PROBLEM STATEMENT:
Omit all images, then return the remaining material exactly as it stands.
--- Start ---
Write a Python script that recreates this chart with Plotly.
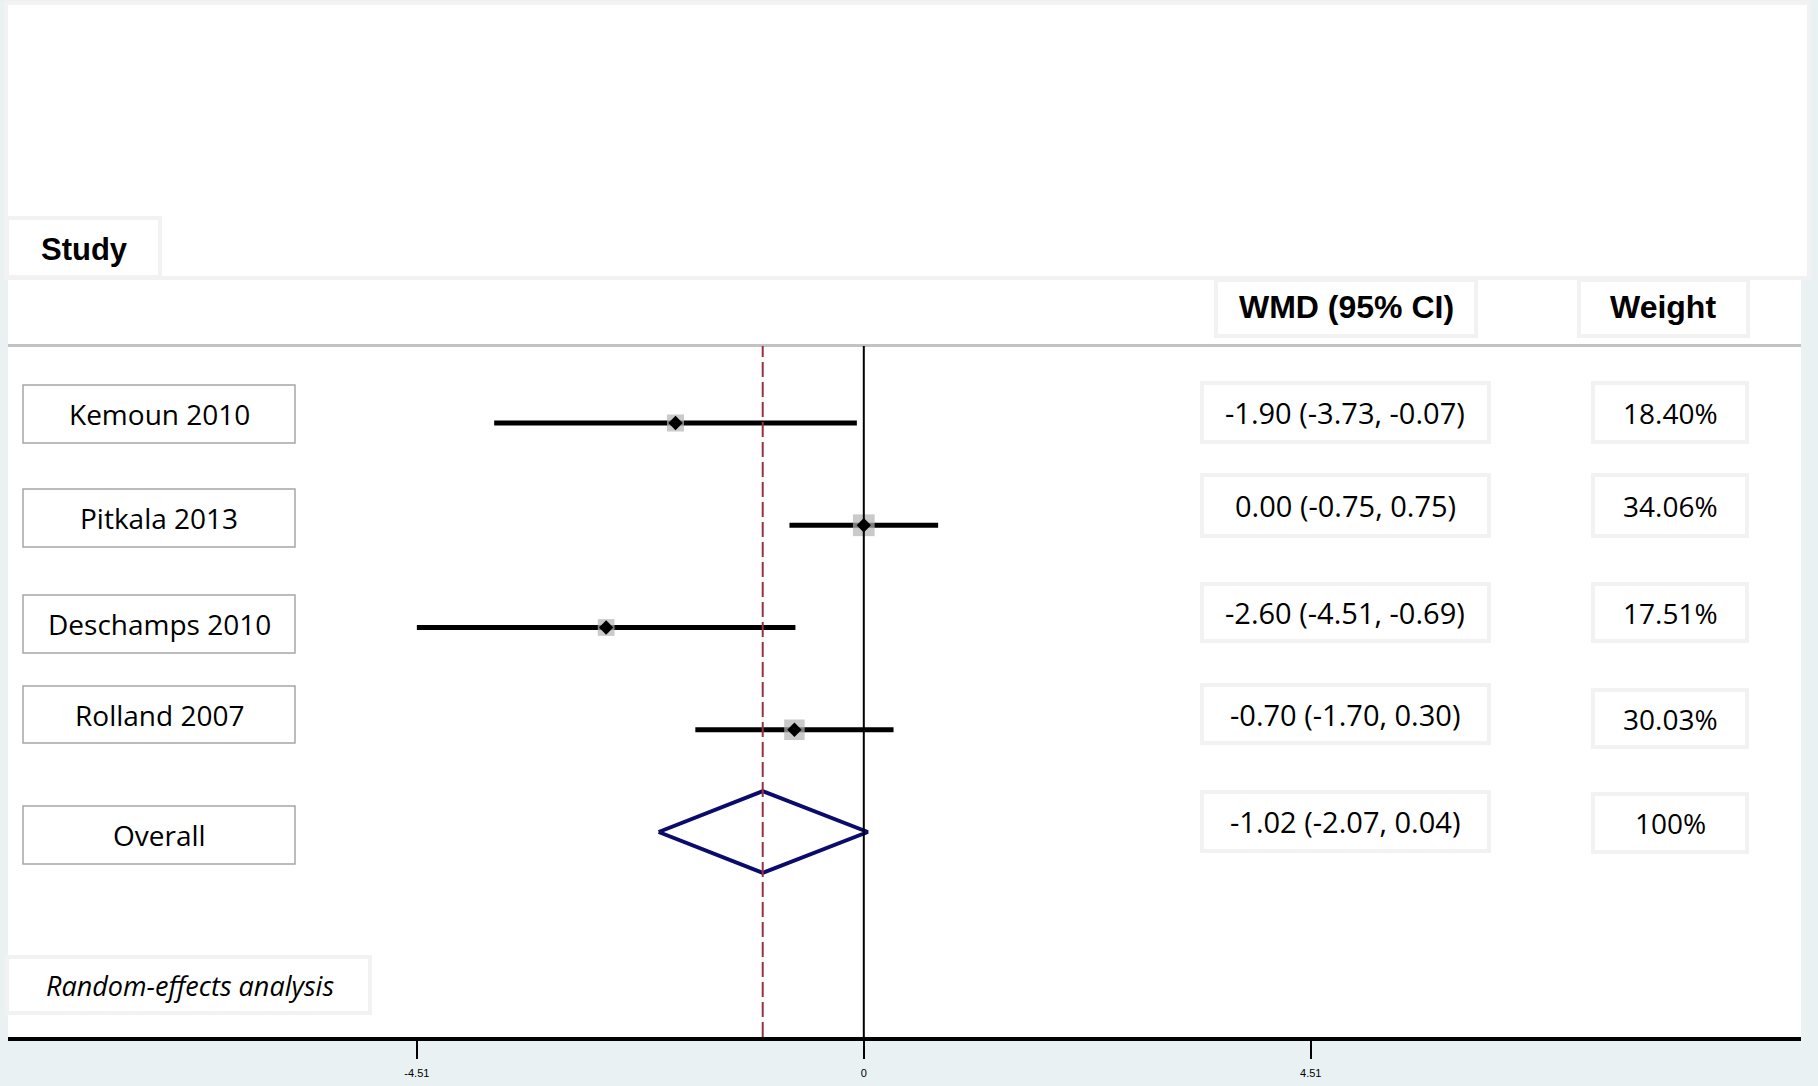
import plotly.graph_objects as go

# ---------------- data ----------------
studies = ["Kemoun 2010", "Pitkala 2013", "Deschamps 2010", "Rolland 2007"]
wmd = [-1.90, 0.00, -2.60, -0.70]
ci_low = [-3.73, -0.75, -4.51, -1.70]
ci_high = [-0.07, 0.75, -0.69, 0.30]
weights = [18.40, 34.06, 17.51, 30.03]
wmd_labels = ["-1.90 (-3.73, -0.07)", "0.00 (-0.75, 0.75)", "-2.60 (-4.51, -0.69)", "-0.70 (-1.70, 0.30)"]
weight_labels = ["18.40%", "34.06%", "17.51%", "30.03%"]

overall_label = "Overall"
overall_est = -1.02
overall_low = -2.07
overall_high = 0.04
overall_wmd_label = "-1.02 (-2.07, 0.04)"
overall_weight_label = "100%"

tick_vals = [-4.51, 0, 4.51]
tick_text = ["-4.51", "0", "4.51"]

# ---------------- layout geometry (pixels) ----------------
W, H = 1818, 1086
L, R, T, B = 8, 1801, 278, 1037
ZERO_PX, UNIT_PX = 863.8, 99.1
ROW0_PX, ROW_STEP = 423.0, 102.25


def px(x):
    return (x - L) / (R - L)


def py(y):
    return (B - y) / (B - T)


BG = "#e9f1f3"
BODY_FONT = "Open Sans"
HEAD_FONT = "Liberation Sans, Arial, sans-serif"

fig = go.Figure()

rows = list(range(len(studies)))
overall_row = len(studies)

# CI lines
for i in rows:
    fig.add_trace(go.Scatter(x=[ci_low[i], ci_high[i]], y=[i, i], mode="lines",
                             line=dict(color="black", width=5), hoverinfo="skip"))
# weight squares
fig.add_trace(go.Scatter(x=wmd, y=rows, mode="markers",
                         marker=dict(symbol="square", color="#b3b3b3",
                                     size=[11.5 + 0.3 * w for w in weights], line=dict(width=0))))
# point estimates
fig.add_trace(go.Scatter(x=wmd, y=rows, mode="markers",
                         marker=dict(symbol="diamond", color="black", size=11, line=dict(width=0))))
# overall diamond
hh = 0.40
fig.add_trace(go.Scatter(x=[overall_low, overall_est, overall_high, overall_est, overall_low],
                         y=[overall_row, overall_row - hh, overall_row, overall_row + hh, overall_row],
                         mode="lines", line=dict(color="#0b0b6e", width=4)))

shapes = []
# top panel
shapes.append(dict(type="rect", xref="paper", yref="paper", x0=px(6), x1=px(1809), y0=py(278), y1=py(3),
                   fillcolor="white", line=dict(color="#f2f2f2", width=4), layer="below"))
# Study header box
shapes.append(dict(type="rect", xref="paper", yref="paper", x0=px(7), x1=px(160), y0=py(277), y1=py(218),
                   fillcolor="white", line=dict(color="#f2f2f2", width=4), layer="below"))
# header boxes
for (x0, x1) in [(1216, 1476), (1579, 1748)]:
    shapes.append(dict(type="rect", xref="paper", yref="paper", x0=px(x0), x1=px(x1), y0=py(336), y1=py(280),
                       fillcolor="white", line=dict(color="#f2f2f2", width=4), layer="below"))
# header separator
shapes.append(dict(type="line", xref="paper", yref="paper", x0=0, x1=1, y0=py(345.5), y1=py(345.5),
                   line=dict(color="#c3c3c3", width=3)))

# label boxes (pixel y ranges)
label_boxes = [(385, 443), (489, 547), (595, 653), (686, 743), (806, 864)]
wmd_boxes = [(383, 442), (475, 536), (584, 641), (685, 743), (792, 851)]
weight_boxes = [(383, 442), (475, 536), (584, 641), (690, 747), (794, 852)]

all_labels = studies + [overall_label]
all_wmd = wmd_labels + [overall_wmd_label]
all_weight = weight_labels + [overall_weight_label]

annotations = []
for k in range(len(all_labels)):
    y0, y1 = label_boxes[k]
    shapes.append(dict(type="rect", xref="paper", yref="paper", x0=px(23), x1=px(295), y0=py(y1), y1=py(y0),
                       fillcolor="white", line=dict(color="#a6a6a6", width=1.5), layer="below"))
    annotations.append(dict(xref="paper", yref="paper", x=px(159), y=py((y0 + y1) / 2), text=all_labels[k],
                            showarrow=False, xanchor="center", yanchor="middle",
                            font=dict(family=BODY_FONT, size=28, color="black")))
    y0, y1 = wmd_boxes[k]
    shapes.append(dict(type="rect", xref="paper", yref="paper", x0=px(1202), x1=px(1489), y0=py(y1), y1=py(y0),
                       fillcolor="white", line=dict(color="#f2f2f2", width=4), layer="below"))
    annotations.append(dict(xref="paper", yref="paper", x=px(1345), y=py((y0 + y1) / 2), text=all_wmd[k],
                            showarrow=False, xanchor="center", yanchor="middle",
                            font=dict(family=BODY_FONT, size=29, color="black")))
    y0, y1 = weight_boxes[k]
    shapes.append(dict(type="rect", xref="paper", yref="paper", x0=px(1593), x1=px(1747), y0=py(y1), y1=py(y0),
                       fillcolor="white", line=dict(color="#f2f2f2", width=4), layer="below"))
    annotations.append(dict(xref="paper", yref="paper", x=px(1670), y=py((y0 + y1) / 2), text=all_weight[k],
                            showarrow=False, xanchor="center", yanchor="middle",
                            font=dict(family=BODY_FONT, size=28, color="black")))

# random-effects box
shapes.append(dict(type="rect", xref="paper", yref="paper", x0=px(7), x1=px(370), y0=py(1013), y1=py(957),
                   fillcolor="white", line=dict(color="#f2f2f2", width=4), layer="below"))
annotations.append(dict(xref="paper", yref="paper", x=px(44), y=py(985), text="<i>Random-effects analysis</i>",
                        showarrow=False, xanchor="left", yanchor="middle",
                        font=dict(family=BODY_FONT, size=27, color="black")))

# headers
annotations.append(dict(xref="paper", yref="paper", x=px(84), y=py(249), text="<b>Study</b>",
                        showarrow=False, xanchor="center", yanchor="middle",
                        font=dict(family=HEAD_FONT, size=31, color="black")))
annotations.append(dict(xref="paper", yref="paper", x=px(1346), y=py(307), text="<b>WMD (95% CI)</b>",
                        showarrow=False, xanchor="center", yanchor="middle",
                        font=dict(family=HEAD_FONT, size=32, color="black")))
annotations.append(dict(xref="paper", yref="paper", x=px(1663), y=py(307), text="<b>Weight</b>",
                        showarrow=False, xanchor="center", yanchor="middle",
                        font=dict(family=HEAD_FONT, size=32, color="black")))

# reference lines
shapes.append(dict(type="line", xref="x", yref="paper", x0=0, x1=0, y0=0, y1=py(346),
                   line=dict(color="black", width=2)))
shapes.append(dict(type="line", xref="x", yref="paper", x0=overall_est, x1=overall_est, y0=0, y1=py(346),
                   line=dict(color="#9b3040", width=2, dash="15px,5px")))

fig.update_layout(
    width=W, height=H,
    margin=dict(l=L, r=W - R, t=T, b=H - B, pad=0, autoexpand=False),
    paper_bgcolor=BG, plot_bgcolor="white",
    showlegend=False,
    shapes=shapes, annotations=annotations,
    xaxis=dict(range=[(L - ZERO_PX) / UNIT_PX, (R - ZERO_PX) / UNIT_PX],
               tickmode="array", tickvals=tick_vals, ticktext=tick_text,
               ticks="outside", ticklen=18, tickwidth=1.5, tickcolor="black",
               ticklabelstandoff=5, automargin=False,
               showline=True, linecolor="black", linewidth=4,
               showgrid=False, zeroline=False,
               tickfont=dict(family="Liberation Sans, Arial", size=11, color="black")),
    yaxis=dict(range=[(B - ROW0_PX) / ROW_STEP, (T - ROW0_PX) / ROW_STEP], automargin=False,
               showticklabels=False, showgrid=False, zeroline=False, showline=False, ticks=""),
)

fig.write_html("out.html")
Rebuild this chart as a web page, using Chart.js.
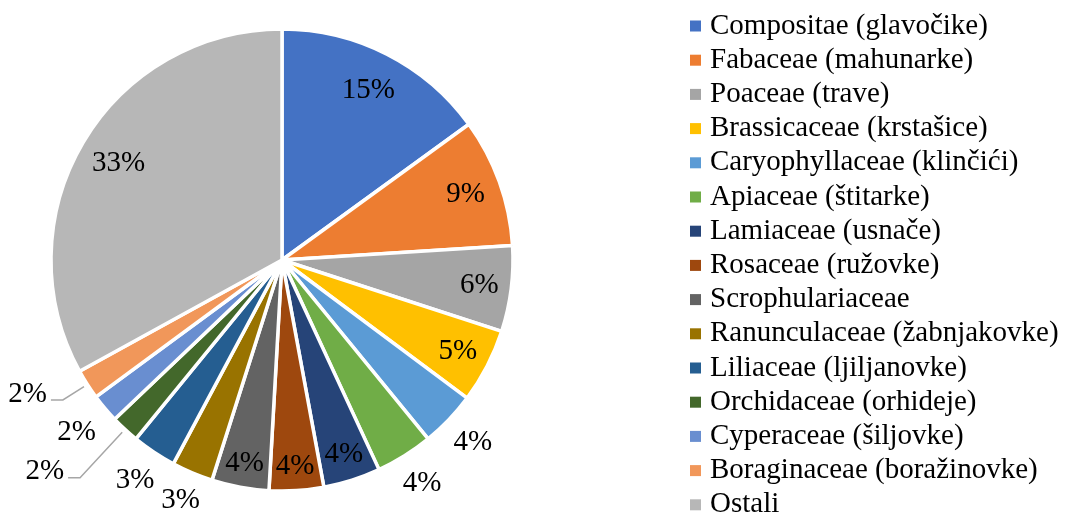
--- End ---
WRITTEN ANSWER:
Write a Python script that recreates this chart with Plotly.
import plotly.graph_objects as go

# ---------------- data ----------------
studies = ["Kemoun 2010", "Pitkala 2013", "Deschamps 2010", "Rolland 2007"]
wmd = [-1.90, 0.00, -2.60, -0.70]
ci_low = [-3.73, -0.75, -4.51, -1.70]
ci_high = [-0.07, 0.75, -0.69, 0.30]
weights = [18.40, 34.06, 17.51, 30.03]
wmd_labels = ["-1.90 (-3.73, -0.07)", "0.00 (-0.75, 0.75)", "-2.60 (-4.51, -0.69)", "-0.70 (-1.70, 0.30)"]
weight_labels = ["18.40%", "34.06%", "17.51%", "30.03%"]

overall_label = "Overall"
overall_est = -1.02
overall_low = -2.07
overall_high = 0.04
overall_wmd_label = "-1.02 (-2.07, 0.04)"
overall_weight_label = "100%"

tick_vals = [-4.51, 0, 4.51]
tick_text = ["-4.51", "0", "4.51"]

# ---------------- layout geometry (pixels) ----------------
W, H = 1818, 1086
L, R, T, B = 8, 1801, 278, 1037
ZERO_PX, UNIT_PX = 863.8, 99.1
ROW0_PX, ROW_STEP = 423.0, 102.25


def px(x):
    return (x - L) / (R - L)


def py(y):
    return (B - y) / (B - T)


BG = "#e9f1f3"
BODY_FONT = "Open Sans"
HEAD_FONT = "Liberation Sans, Arial, sans-serif"

fig = go.Figure()

rows = list(range(len(studies)))
overall_row = len(studies)

# CI lines
for i in rows:
    fig.add_trace(go.Scatter(x=[ci_low[i], ci_high[i]], y=[i, i], mode="lines",
                             line=dict(color="black", width=5), hoverinfo="skip"))
# weight squares
fig.add_trace(go.Scatter(x=wmd, y=rows, mode="markers",
                         marker=dict(symbol="square", color="#b3b3b3",
                                     size=[11.5 + 0.3 * w for w in weights], line=dict(width=0))))
# point estimates
fig.add_trace(go.Scatter(x=wmd, y=rows, mode="markers",
                         marker=dict(symbol="diamond", color="black", size=11, line=dict(width=0))))
# overall diamond
hh = 0.40
fig.add_trace(go.Scatter(x=[overall_low, overall_est, overall_high, overall_est, overall_low],
                         y=[overall_row, overall_row - hh, overall_row, overall_row + hh, overall_row],
                         mode="lines", line=dict(color="#0b0b6e", width=4)))

shapes = []
# top panel
shapes.append(dict(type="rect", xref="paper", yref="paper", x0=px(6), x1=px(1809), y0=py(278), y1=py(3),
                   fillcolor="white", line=dict(color="#f2f2f2", width=4), layer="below"))
# Study header box
shapes.append(dict(type="rect", xref="paper", yref="paper", x0=px(7), x1=px(160), y0=py(277), y1=py(218),
                   fillcolor="white", line=dict(color="#f2f2f2", width=4), layer="below"))
# header boxes
for (x0, x1) in [(1216, 1476), (1579, 1748)]:
    shapes.append(dict(type="rect", xref="paper", yref="paper", x0=px(x0), x1=px(x1), y0=py(336), y1=py(280),
                       fillcolor="white", line=dict(color="#f2f2f2", width=4), layer="below"))
# header separator
shapes.append(dict(type="line", xref="paper", yref="paper", x0=0, x1=1, y0=py(345.5), y1=py(345.5),
                   line=dict(color="#c3c3c3", width=3)))

# label boxes (pixel y ranges)
label_boxes = [(385, 443), (489, 547), (595, 653), (686, 743), (806, 864)]
wmd_boxes = [(383, 442), (475, 536), (584, 641), (685, 743), (792, 851)]
weight_boxes = [(383, 442), (475, 536), (584, 641), (690, 747), (794, 852)]

all_labels = studies + [overall_label]
all_wmd = wmd_labels + [overall_wmd_label]
all_weight = weight_labels + [overall_weight_label]

annotations = []
for k in range(len(all_labels)):
    y0, y1 = label_boxes[k]
    shapes.append(dict(type="rect", xref="paper", yref="paper", x0=px(23), x1=px(295), y0=py(y1), y1=py(y0),
                       fillcolor="white", line=dict(color="#a6a6a6", width=1.5), layer="below"))
    annotations.append(dict(xref="paper", yref="paper", x=px(159), y=py((y0 + y1) / 2), text=all_labels[k],
                            showarrow=False, xanchor="center", yanchor="middle",
                            font=dict(family=BODY_FONT, size=28, color="black")))
    y0, y1 = wmd_boxes[k]
    shapes.append(dict(type="rect", xref="paper", yref="paper", x0=px(1202), x1=px(1489), y0=py(y1), y1=py(y0),
                       fillcolor="white", line=dict(color="#f2f2f2", width=4), layer="below"))
    annotations.append(dict(xref="paper", yref="paper", x=px(1345), y=py((y0 + y1) / 2), text=all_wmd[k],
                            showarrow=False, xanchor="center", yanchor="middle",
                            font=dict(family=BODY_FONT, size=29, color="black")))
    y0, y1 = weight_boxes[k]
    shapes.append(dict(type="rect", xref="paper", yref="paper", x0=px(1593), x1=px(1747), y0=py(y1), y1=py(y0),
                       fillcolor="white", line=dict(color="#f2f2f2", width=4), layer="below"))
    annotations.append(dict(xref="paper", yref="paper", x=px(1670), y=py((y0 + y1) / 2), text=all_weight[k],
                            showarrow=False, xanchor="center", yanchor="middle",
                            font=dict(family=BODY_FONT, size=28, color="black")))

# random-effects box
shapes.append(dict(type="rect", xref="paper", yref="paper", x0=px(7), x1=px(370), y0=py(1013), y1=py(957),
                   fillcolor="white", line=dict(color="#f2f2f2", width=4), layer="below"))
annotations.append(dict(xref="paper", yref="paper", x=px(44), y=py(985), text="<i>Random-effects analysis</i>",
                        showarrow=False, xanchor="left", yanchor="middle",
                        font=dict(family=BODY_FONT, size=27, color="black")))

# headers
annotations.append(dict(xref="paper", yref="paper", x=px(84), y=py(249), text="<b>Study</b>",
                        showarrow=False, xanchor="center", yanchor="middle",
                        font=dict(family=HEAD_FONT, size=31, color="black")))
annotations.append(dict(xref="paper", yref="paper", x=px(1346), y=py(307), text="<b>WMD (95% CI)</b>",
                        showarrow=False, xanchor="center", yanchor="middle",
                        font=dict(family=HEAD_FONT, size=32, color="black")))
annotations.append(dict(xref="paper", yref="paper", x=px(1663), y=py(307), text="<b>Weight</b>",
                        showarrow=False, xanchor="center", yanchor="middle",
                        font=dict(family=HEAD_FONT, size=32, color="black")))

# reference lines
shapes.append(dict(type="line", xref="x", yref="paper", x0=0, x1=0, y0=0, y1=py(346),
                   line=dict(color="black", width=2)))
shapes.append(dict(type="line", xref="x", yref="paper", x0=overall_est, x1=overall_est, y0=0, y1=py(346),
                   line=dict(color="#9b3040", width=2, dash="15px,5px")))

fig.update_layout(
    width=W, height=H,
    margin=dict(l=L, r=W - R, t=T, b=H - B, pad=0, autoexpand=False),
    paper_bgcolor=BG, plot_bgcolor="white",
    showlegend=False,
    shapes=shapes, annotations=annotations,
    xaxis=dict(range=[(L - ZERO_PX) / UNIT_PX, (R - ZERO_PX) / UNIT_PX],
               tickmode="array", tickvals=tick_vals, ticktext=tick_text,
               ticks="outside", ticklen=18, tickwidth=1.5, tickcolor="black",
               ticklabelstandoff=5, automargin=False,
               showline=True, linecolor="black", linewidth=4,
               showgrid=False, zeroline=False,
               tickfont=dict(family="Liberation Sans, Arial", size=11, color="black")),
    yaxis=dict(range=[(B - ROW0_PX) / ROW_STEP, (T - ROW0_PX) / ROW_STEP], automargin=False,
               showticklabels=False, showgrid=False, zeroline=False, showline=False, ticks=""),
)

fig.write_html("out.html")
Rebuild this chart as a web page, using Chart.js.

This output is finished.